Oct. 23rd, 2008

mutedtempest: (damn)
but it really bothers me.

The other day I received the following message on Tibette Central, where I post most of my Danish stories:

"It me again...I sent you a PM months ago since I love your stories specially "YOU" but I have been checking this site almost everyday but but you aren't updating the story anymore. Have you given up the story? I hope not..I'm a bit sad since few are writing danish stories. I've been sending PMs to other danish writers begging them to write more. Please mutedtempest don't give up the story...."

Now to me, this is very rude and borders on offensive. For one thing, that story is 68 fucking chapters and I was doing close to one post a week (if not more) for nearly two years. I just moved across the Atlantic and on top of that my fucking computer died and I've been pretty ill and trying to focus on my schooling. So I haven't posted an update in more than a month, but fucking shit. I updated far more regularly than most of the authors on that site. Am I not allowed to have a life?

This is what I hate most about fanfic. Aside from one story, I have never been compensated for my writing. Therefore, I do it of my own free will and on my own time. And no matter how much I post, it's never enough. Don't get me wrong, I truly appreciate the feedback and it's nice to know that people like it, but to me, this is a hobby. It's not my damn job (anymore), and You never was to begin with. I should never have demands placed on me to update.
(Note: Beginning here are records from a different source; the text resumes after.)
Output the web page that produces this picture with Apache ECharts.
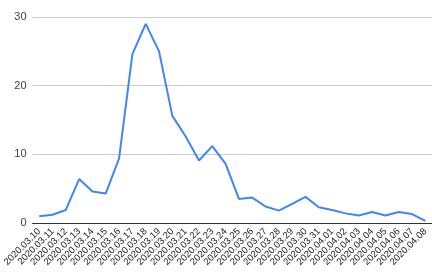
<!DOCTYPE html>
<html><head><meta charset="utf-8">
<script src="https://cdn.jsdelivr.net/npm/echarts@6/dist/echarts.min.js"></script>
<style>html,body{margin:0;padding:0;background:#fff}#c{width:432px;height:276px}</style>
</head><body><div id="c"></div>
<script>
var categories = ["2020.03.10","2020.03.11","2020.03.12","2020.03.13","2020.03.14","2020.03.15","2020.03.16","2020.03.17","2020.03.18","2020.03.19","2020.03.20","2020.03.21","2020.03.22","2020.03.23","2020.03.24","2020.03.25","2020.03.26","2020.03.27","2020.03.28","2020.03.29","2020.03.30","2020.03.31","2020.04.01","2020.04.02","2020.04.03","2020.04.04","2020.04.05","2020.04.06","2020.04.07","2020.04.08"];
var values = [1.0,1.2,1.9,6.4,4.6,4.3,9.4,24.6,29.0,25.0,15.6,12.6,9.1,11.2,8.6,3.5,3.7,2.4,1.8,2.8,3.8,2.3,1.9,1.4,1.1,1.6,1.1,1.6,1.3,0.3];
var yTicks = [0,10,20,30];
var chart = echarts.init(document.getElementById('c'));
chart.setOption({
  animation:false,
  grid:{left:28,right:0,top:17,bottom:53,containLabel:false},
  xAxis:{type:'category',data:categories,boundaryGap:true,
    axisLine:{lineStyle:{color:'#333',width:1}},
    axisTick:{show:false},
    axisLabel:{rotate:45,interval:0,fontSize:9.5,color:'#222',fontFamily:'Liberation Sans, Arial',margin:7}},
  yAxis:{type:'value',min:yTicks[0],max:yTicks[yTicks.length-1],interval:10,
    axisLine:{show:false},axisTick:{show:false},
    splitLine:{lineStyle:{color:'#ccc',width:1}},
    axisLabel:{fontSize:11,color:'#444',fontFamily:'Liberation Sans, Arial',margin:6}},
  series:[{type:'line',data:values,symbol:'none',lineStyle:{color:'#4285F4',width:2},itemStyle:{color:'#4285F4'}}]
});
</script></body></html>
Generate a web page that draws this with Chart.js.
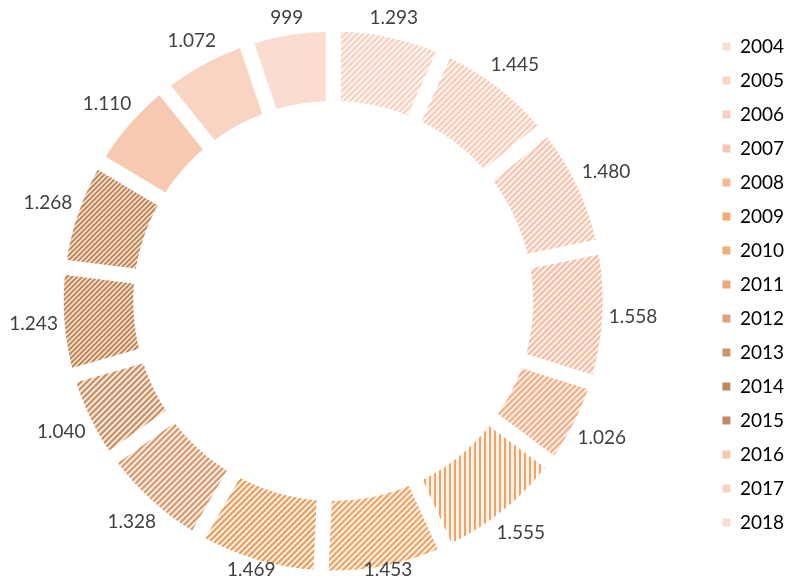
<!DOCTYPE html>
<html>
<head>
<meta charset="utf-8">
<script src="https://cdn.jsdelivr.net/npm/chart.js@4/dist/chart.umd.min.js"></script>
<style>
  html, body { margin: 0; padding: 0; background: #fff; overflow: hidden; }
  /* canvas is a bit wider and pulled left so the ring sits where it should */
  #chart { position: absolute; left: -41px; top: 0; }
</style>
</head>
<body>
<canvas id="chart" width="828" height="584"></canvas>
<script>
// ---- data ----
const years = ["2004", "2005", "2006", "2007", "2008", "2009", "2010", "2011",
               "2012", "2013", "2014", "2015", "2016", "2017", "2018"];
const values = [1293, 1445, 1480, 1558, 1026, 1555, 1453, 1469,
                1328, 1040, 1243, 1268, 1110, 1072, 999];

// ---- styling per slice ----
const stripeColors = ["#F8D0BF", "#F8CAB7", "#F7C3AC", "#F6BBA0", "#F3AC84", "#F3A465", "#EFA262", "#E89C5C",
                      "#D8976A", "#C88E60", "#BB8355", "#BB8456", "#F8C9B1", "#F9D4C3", "#FADDD0"];
const stripeBacks  = ["#FFF6F2", "#FFF5F0", "#FFF3EE", "#FFF1EA", "#FFEDE3", "#FFF4EB", "#FFF1E6", "#FEF0E4",
                      "#FBEDE2", "#F8E9DC", "#F3E0CC", "#F3E0CC", null, null, null];
const stripeKinds  = ["diag", "diag", "diag", "diag", "diag", "vert", "diag", "diag",
                      "diag", "diag", "dense", "dense", "solid", "solid", "solid"];
const legendColors = ["#F9DDD2", "#F9D6C9", "#F8CFBE", "#F7C7B1", "#F4B78F", "#F3A96C", "#EFAE7B", "#EBA977",
                      "#DDA27C", "#CE966C", "#C1895D", "#C08A5E", "#F9C6AE", "#F9D3C2", "#FADCD0"];

function makePattern(color, back, kind) {
  if (kind === "solid") return color;
  const s = kind === "dense" ? 5 : (kind === "vert" ? 5 : 6);
  const c = document.createElement("canvas");
  c.width = s; c.height = s;
  const g = c.getContext("2d");
  g.fillStyle = back;
  g.fillRect(0, 0, s, s);
  g.fillStyle = color;
  g.strokeStyle = color;
  if (kind === "vert") {
    g.fillRect(0, 0, 2, s);
  } else {
    g.lineWidth = kind === "dense" ? 1.9 : 2.1;
    g.beginPath();
    g.moveTo(0, s); g.lineTo(s, 0);
    g.moveTo(-s / 2, s / 2); g.lineTo(s / 2, -s / 2);
    g.moveTo(s / 2, s * 1.5); g.lineTo(s * 1.5, s / 2);
    g.stroke();
  }
  return g.createPattern(c, "repeat");
}

function fmt(v) {
  return v >= 1000 ? Math.floor(v / 1000) + "." + String(v % 1000).padStart(3, "0") : String(v);
}

// value labels outside the ring, kept inside the picture
const outsideLabels = {
  id: "outsideLabels",
  afterDatasetsDraw(chart) {
    const ctx = chart.ctx;
    const arcs = chart.getDatasetMeta(0).data;
    const border = chart.data.datasets[0].borderWidth / 2;
    ctx.save();
    ctx.font = "19px Lato";
    ctx.fillStyle = "#404040";
    ctx.textAlign = "center";
    ctx.textBaseline = "middle";
    arcs.forEach((arc, i) => {
      const p = arc.getProps(["x", "y", "startAngle", "endAngle", "outerRadius"], true);
      const mid = (p.startAngle + p.endAngle) / 2;
      const text = fmt(values[i]);
      const w = ctx.measureText(text).width;
      const cos = Math.cos(mid), sin = Math.sin(mid);
      const r = p.outerRadius - border + 6 + Math.abs(cos) * w / 2 + Math.abs(sin) * 10;
      const y = Math.min(Math.max(p.y + sin * r, 18), chart.height - 14);
      ctx.fillText(text, p.x + cos * r, y);
    });
    ctx.restore();
  }
};

Chart.defaults.font.family = "Lato";

new Chart(document.getElementById("chart"), {
  type: "doughnut",
  data: {
    labels: years,
    datasets: [{
      data: values,
      backgroundColor: values.map((v, i) => makePattern(stripeColors[i], stripeBacks[i], stripeKinds[i])),
      borderColor: "#FFFFFF",
      borderWidth: 15,
      hoverBorderWidth: 15,
    }],
  },
  options: {
    responsive: false,
    animation: false,
    radius: 277,
    cutout: "69.5%",
    layout: { padding: { top: 22, bottom: 4, left: 0, right: -7 } },
    plugins: {
      tooltip: { enabled: false },
      legend: {
        position: "right",
        align: "start",
        labels: {
          boxWidth: 8,
          boxHeight: 8,
          padding: 15,
          color: "#595959",
          font: { size: 19 },
          generateLabels: () => years.map((y, i) => ({
            text: y,
            fillStyle: legendColors[i],
            strokeStyle: legendColors[i],
            lineWidth: 0,
            index: i,
            hidden: false,
          })),
        },
      },
    },
  },
  plugins: [outsideLabels],
});
</script>
</body>
</html>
Aside from that, Dana has been dead on the show for a long time. That's probably the reason there aren't many Danish stories. I loved Dana and Alice together, but come on. AU fics are great but honestly I would hope that people could learn to let go. I'm completely burnt out on Danish. They COULD have been great, but they never made an effort to fix any of their issues, and the damn thing was doomed before it began.

I'm not giving up the story, but I simply cannot write ten pages or more of it every week. I have other things that I need to do, and after almost 70 chapters I have other things that I WANT to do. I'd much rather focus on a relationship on that show that has promise rather than one that's been dead for three years now. If I even continue writing at all. I'm fucking tired, and I've written a hell of a lot.

I will get through season 5 and I'll probably do season 6, if I feel it should be done. But honestly, after 512, I might very well just stop. I just really hate feeling pressured and that's all I ever feel on that site.